If everything went well, the file example.txt must exist and have an accession. Please, note that accessions sent by Fake CEGA start at EGAF900000000001, and any new file uploaded to the inbox will issue a new accession, regardless of its content (as opposed to what Central EGA does, as it issues content-based accessions). Bear in mind that this sequence will be restarted after a database rebuilding.

Then, run this other command:

select * from dataset_table;

    stable_id    | title | description | access_type | is_released | is_deprecated | created_by_db_user |          created_at           | edited_by_db_user |          edited_at
-----------------+-------+-------------+-------------+-------------+---------------+--------------------+-------------------------------+-------------------+------------------------------
 EGAD90000000123 |       |             | controlled  | t           | f             | lega               | 2024-01-30 14:59:15.873562+00 | lega              | 2024-01-30 14:59:15.87962+00
(1 row)

If the release message was received, this very same information should be returned. Fake CEGA always sends a release message for this dataset EGAD90000000123, regardless the file uploaded to the inbox.
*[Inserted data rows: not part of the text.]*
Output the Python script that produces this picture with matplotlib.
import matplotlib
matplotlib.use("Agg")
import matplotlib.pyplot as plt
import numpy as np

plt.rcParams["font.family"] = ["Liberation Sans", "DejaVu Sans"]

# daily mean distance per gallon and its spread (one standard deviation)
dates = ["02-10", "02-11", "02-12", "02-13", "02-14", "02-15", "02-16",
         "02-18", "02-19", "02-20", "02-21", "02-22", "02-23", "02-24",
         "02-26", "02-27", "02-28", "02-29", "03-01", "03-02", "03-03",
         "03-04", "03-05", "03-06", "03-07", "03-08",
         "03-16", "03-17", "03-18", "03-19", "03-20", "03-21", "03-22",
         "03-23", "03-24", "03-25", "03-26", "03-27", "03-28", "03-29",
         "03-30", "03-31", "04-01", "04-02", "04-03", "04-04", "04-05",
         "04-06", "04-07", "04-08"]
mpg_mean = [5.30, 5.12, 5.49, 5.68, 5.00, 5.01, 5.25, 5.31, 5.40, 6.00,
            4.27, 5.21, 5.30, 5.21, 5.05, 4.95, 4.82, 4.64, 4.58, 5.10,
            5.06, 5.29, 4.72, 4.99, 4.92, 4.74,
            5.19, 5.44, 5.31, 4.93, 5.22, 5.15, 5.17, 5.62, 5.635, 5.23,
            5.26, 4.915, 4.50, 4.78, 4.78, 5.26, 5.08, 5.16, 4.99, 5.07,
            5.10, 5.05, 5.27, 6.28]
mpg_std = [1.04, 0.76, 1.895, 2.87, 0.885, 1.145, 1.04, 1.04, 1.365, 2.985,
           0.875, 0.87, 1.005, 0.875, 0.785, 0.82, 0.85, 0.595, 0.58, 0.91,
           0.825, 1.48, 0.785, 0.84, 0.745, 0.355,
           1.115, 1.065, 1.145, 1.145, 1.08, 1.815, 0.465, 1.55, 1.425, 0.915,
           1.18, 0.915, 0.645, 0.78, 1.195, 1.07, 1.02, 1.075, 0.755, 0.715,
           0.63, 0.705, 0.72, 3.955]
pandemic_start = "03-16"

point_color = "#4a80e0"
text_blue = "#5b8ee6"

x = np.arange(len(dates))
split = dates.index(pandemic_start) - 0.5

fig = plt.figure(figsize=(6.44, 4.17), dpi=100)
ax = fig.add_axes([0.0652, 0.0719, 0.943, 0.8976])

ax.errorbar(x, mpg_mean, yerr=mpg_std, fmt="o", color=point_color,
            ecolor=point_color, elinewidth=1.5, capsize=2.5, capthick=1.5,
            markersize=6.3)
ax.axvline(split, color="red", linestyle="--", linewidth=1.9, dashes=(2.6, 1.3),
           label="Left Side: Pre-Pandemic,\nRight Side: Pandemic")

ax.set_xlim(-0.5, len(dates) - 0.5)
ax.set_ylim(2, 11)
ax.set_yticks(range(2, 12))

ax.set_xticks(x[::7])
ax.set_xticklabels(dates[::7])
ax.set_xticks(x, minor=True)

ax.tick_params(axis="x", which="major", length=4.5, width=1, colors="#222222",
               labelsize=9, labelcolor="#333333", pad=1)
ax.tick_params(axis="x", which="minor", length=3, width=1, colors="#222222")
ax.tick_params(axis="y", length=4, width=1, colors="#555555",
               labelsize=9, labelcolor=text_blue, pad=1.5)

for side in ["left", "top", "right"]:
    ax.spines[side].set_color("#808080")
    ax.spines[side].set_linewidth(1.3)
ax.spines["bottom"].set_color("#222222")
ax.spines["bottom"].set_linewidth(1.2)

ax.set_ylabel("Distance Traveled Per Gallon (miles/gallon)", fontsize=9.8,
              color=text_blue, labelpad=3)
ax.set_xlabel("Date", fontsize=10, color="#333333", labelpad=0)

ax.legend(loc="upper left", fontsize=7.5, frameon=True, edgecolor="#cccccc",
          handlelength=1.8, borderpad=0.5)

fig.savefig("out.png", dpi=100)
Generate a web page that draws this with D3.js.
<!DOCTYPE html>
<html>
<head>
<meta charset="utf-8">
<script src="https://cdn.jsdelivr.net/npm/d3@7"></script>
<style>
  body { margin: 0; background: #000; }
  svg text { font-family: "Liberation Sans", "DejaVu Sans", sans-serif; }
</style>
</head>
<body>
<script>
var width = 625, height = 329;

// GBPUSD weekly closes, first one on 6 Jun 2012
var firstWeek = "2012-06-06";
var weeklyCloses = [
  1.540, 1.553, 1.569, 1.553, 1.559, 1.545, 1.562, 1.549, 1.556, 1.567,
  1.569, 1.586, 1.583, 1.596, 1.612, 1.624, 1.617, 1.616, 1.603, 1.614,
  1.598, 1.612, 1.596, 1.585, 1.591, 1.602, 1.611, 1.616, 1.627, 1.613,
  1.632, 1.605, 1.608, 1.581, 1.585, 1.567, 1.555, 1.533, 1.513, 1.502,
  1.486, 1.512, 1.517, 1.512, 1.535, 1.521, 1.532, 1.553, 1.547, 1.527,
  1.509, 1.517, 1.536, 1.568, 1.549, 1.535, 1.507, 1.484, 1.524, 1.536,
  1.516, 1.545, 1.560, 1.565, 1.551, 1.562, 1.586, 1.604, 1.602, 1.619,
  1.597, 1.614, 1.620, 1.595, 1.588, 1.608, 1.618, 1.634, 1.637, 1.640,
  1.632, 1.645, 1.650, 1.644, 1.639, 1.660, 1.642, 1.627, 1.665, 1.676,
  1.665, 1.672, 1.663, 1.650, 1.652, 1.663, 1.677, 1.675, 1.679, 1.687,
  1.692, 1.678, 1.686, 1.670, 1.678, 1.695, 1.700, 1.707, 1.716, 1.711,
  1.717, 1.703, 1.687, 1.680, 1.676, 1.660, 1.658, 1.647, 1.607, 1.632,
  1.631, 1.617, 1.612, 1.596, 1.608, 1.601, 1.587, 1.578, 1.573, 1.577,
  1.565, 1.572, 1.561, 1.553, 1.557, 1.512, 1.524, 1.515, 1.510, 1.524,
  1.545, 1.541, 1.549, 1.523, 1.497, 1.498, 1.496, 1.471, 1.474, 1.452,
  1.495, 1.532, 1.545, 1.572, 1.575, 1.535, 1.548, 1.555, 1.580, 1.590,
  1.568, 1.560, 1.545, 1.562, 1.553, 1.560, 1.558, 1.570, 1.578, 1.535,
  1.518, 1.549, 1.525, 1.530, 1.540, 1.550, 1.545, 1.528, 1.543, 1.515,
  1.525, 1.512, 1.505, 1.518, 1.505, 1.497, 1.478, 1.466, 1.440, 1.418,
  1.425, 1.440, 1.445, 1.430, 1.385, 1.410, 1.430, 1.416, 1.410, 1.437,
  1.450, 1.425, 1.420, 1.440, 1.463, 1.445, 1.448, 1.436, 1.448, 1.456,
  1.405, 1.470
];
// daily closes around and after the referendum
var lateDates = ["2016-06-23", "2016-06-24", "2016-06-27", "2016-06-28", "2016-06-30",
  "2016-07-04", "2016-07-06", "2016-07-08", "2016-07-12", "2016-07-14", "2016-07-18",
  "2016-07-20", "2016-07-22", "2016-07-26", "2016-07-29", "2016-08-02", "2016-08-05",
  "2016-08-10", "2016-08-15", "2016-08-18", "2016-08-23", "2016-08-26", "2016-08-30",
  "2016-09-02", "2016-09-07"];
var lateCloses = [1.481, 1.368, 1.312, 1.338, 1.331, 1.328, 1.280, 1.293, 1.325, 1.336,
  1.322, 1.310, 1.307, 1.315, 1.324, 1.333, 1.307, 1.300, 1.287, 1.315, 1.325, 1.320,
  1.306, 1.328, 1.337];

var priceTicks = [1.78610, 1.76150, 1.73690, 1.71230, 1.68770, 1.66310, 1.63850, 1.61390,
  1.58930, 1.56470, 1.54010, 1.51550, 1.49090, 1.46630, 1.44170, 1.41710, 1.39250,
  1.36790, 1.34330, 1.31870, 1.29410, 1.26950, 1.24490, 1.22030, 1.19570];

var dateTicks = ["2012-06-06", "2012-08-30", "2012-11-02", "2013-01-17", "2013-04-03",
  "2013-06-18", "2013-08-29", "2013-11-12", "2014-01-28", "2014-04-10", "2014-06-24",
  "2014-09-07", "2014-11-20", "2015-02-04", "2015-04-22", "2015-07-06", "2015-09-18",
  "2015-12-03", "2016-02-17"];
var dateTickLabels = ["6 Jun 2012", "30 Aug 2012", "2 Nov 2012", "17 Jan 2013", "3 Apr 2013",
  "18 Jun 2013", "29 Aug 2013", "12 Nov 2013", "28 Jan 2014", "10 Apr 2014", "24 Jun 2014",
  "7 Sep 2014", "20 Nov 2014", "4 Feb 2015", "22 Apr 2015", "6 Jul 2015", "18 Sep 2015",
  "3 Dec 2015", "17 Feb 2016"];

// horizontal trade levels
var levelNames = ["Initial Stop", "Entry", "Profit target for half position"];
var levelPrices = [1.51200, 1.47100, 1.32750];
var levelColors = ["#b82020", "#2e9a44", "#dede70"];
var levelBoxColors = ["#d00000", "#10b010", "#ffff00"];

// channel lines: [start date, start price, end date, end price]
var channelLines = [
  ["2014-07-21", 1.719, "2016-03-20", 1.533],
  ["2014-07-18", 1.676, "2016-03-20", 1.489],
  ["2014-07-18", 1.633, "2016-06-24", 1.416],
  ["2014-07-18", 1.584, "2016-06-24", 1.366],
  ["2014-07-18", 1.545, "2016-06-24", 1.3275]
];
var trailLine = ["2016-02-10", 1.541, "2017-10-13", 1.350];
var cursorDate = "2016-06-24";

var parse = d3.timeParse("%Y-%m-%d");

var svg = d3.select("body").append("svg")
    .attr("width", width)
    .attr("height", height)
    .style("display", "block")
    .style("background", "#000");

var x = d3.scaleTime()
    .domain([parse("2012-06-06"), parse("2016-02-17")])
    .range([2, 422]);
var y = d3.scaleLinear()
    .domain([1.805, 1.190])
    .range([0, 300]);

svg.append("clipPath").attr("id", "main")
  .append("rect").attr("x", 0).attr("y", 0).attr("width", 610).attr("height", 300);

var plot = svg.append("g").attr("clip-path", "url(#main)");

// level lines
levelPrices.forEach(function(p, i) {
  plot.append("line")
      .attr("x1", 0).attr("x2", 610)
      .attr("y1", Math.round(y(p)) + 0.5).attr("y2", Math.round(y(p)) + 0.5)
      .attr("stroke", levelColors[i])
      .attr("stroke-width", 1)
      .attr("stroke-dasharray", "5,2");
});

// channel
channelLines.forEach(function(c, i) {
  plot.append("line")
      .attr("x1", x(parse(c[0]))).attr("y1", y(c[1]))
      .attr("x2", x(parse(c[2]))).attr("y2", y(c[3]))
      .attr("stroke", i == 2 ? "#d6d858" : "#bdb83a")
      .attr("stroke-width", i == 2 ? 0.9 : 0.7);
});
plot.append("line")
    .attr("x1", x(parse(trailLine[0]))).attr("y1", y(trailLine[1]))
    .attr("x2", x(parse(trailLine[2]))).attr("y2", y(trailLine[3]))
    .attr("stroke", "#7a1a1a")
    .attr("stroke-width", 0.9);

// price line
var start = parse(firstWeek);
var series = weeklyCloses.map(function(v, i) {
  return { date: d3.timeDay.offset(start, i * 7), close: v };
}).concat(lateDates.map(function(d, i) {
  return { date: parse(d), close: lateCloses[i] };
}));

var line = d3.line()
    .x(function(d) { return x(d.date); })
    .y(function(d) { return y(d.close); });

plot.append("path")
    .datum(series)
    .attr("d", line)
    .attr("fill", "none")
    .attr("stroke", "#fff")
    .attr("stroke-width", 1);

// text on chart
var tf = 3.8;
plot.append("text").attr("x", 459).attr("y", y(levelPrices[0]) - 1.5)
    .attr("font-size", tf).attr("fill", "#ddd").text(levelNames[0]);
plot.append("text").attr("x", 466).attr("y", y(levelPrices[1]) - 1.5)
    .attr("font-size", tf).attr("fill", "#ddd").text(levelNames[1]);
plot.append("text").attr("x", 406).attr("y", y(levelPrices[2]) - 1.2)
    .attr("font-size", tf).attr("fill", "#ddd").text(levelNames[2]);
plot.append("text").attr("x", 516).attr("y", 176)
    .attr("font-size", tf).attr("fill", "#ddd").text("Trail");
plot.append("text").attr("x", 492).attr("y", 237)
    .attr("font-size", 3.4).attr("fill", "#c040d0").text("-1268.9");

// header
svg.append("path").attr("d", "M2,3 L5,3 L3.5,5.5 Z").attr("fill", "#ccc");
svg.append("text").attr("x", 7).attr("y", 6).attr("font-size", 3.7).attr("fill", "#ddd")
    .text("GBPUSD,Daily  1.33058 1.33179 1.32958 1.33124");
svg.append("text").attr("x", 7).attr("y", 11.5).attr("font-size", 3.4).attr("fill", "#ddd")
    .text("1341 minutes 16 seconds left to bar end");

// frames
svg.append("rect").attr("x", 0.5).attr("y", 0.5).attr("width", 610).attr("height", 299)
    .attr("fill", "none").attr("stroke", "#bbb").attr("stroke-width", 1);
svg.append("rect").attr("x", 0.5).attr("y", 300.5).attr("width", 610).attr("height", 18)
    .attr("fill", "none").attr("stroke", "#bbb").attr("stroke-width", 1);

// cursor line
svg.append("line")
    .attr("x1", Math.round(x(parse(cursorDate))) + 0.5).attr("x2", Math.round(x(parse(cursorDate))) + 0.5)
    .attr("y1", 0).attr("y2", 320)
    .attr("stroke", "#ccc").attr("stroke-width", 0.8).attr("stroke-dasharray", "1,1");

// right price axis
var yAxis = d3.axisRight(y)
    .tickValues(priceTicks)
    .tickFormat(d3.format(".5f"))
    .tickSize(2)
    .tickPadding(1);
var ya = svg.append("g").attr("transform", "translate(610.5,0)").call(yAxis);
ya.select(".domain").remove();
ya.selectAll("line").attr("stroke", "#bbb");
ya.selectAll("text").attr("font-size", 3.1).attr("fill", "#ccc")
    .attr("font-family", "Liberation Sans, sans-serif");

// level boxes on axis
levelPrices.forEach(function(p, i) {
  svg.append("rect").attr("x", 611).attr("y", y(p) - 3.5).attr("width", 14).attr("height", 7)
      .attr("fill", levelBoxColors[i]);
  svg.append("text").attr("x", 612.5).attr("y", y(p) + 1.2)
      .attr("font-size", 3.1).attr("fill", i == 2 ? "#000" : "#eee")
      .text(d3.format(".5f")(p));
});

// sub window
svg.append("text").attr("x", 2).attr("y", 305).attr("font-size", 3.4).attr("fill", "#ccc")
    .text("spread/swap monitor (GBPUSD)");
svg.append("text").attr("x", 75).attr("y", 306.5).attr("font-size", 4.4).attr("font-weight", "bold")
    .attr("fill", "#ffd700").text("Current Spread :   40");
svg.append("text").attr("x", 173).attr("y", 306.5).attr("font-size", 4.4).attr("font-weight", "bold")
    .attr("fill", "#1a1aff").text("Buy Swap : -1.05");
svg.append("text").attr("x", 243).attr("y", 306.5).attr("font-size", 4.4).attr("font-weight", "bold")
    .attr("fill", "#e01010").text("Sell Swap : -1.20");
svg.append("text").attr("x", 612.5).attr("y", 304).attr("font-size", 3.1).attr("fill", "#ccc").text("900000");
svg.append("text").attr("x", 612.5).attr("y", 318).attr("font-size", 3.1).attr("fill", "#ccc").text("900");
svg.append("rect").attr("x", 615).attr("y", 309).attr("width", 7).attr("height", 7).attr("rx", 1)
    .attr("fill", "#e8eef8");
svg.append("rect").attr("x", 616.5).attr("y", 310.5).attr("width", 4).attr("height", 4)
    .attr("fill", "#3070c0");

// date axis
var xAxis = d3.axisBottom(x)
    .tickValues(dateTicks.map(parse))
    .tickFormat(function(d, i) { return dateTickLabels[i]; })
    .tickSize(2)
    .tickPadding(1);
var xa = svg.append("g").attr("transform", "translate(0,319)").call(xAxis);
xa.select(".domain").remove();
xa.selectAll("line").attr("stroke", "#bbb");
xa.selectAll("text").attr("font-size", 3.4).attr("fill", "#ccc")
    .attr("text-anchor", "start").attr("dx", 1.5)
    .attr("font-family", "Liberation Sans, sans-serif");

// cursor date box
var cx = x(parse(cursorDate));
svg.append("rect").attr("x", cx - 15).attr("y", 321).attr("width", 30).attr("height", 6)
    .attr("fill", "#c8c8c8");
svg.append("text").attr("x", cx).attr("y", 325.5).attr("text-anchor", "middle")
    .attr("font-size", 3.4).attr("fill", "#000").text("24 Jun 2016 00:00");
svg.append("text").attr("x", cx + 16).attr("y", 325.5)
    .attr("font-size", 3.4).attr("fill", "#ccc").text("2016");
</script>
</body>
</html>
The reference implementation can be deployed locally, using docker-compose (suitable for testing or local development).

There is no need to pre/re-generate the docker images, because they are automatically generated on docker hub, and will be pulled in when booting the LocalEGA instance. This includes a reference implementation of the Inbox login system. That said, executing make -j 4 images will generate them locally.

You can clean up the local instance using make down.

Note

Production deployments: Our partners developed alternative bootstrap methods for Docker Swarm and Kubernetes. Those methods allow you to deploy a LocalEGA instance in a production environment, including scaling and monitoring/healthcheck.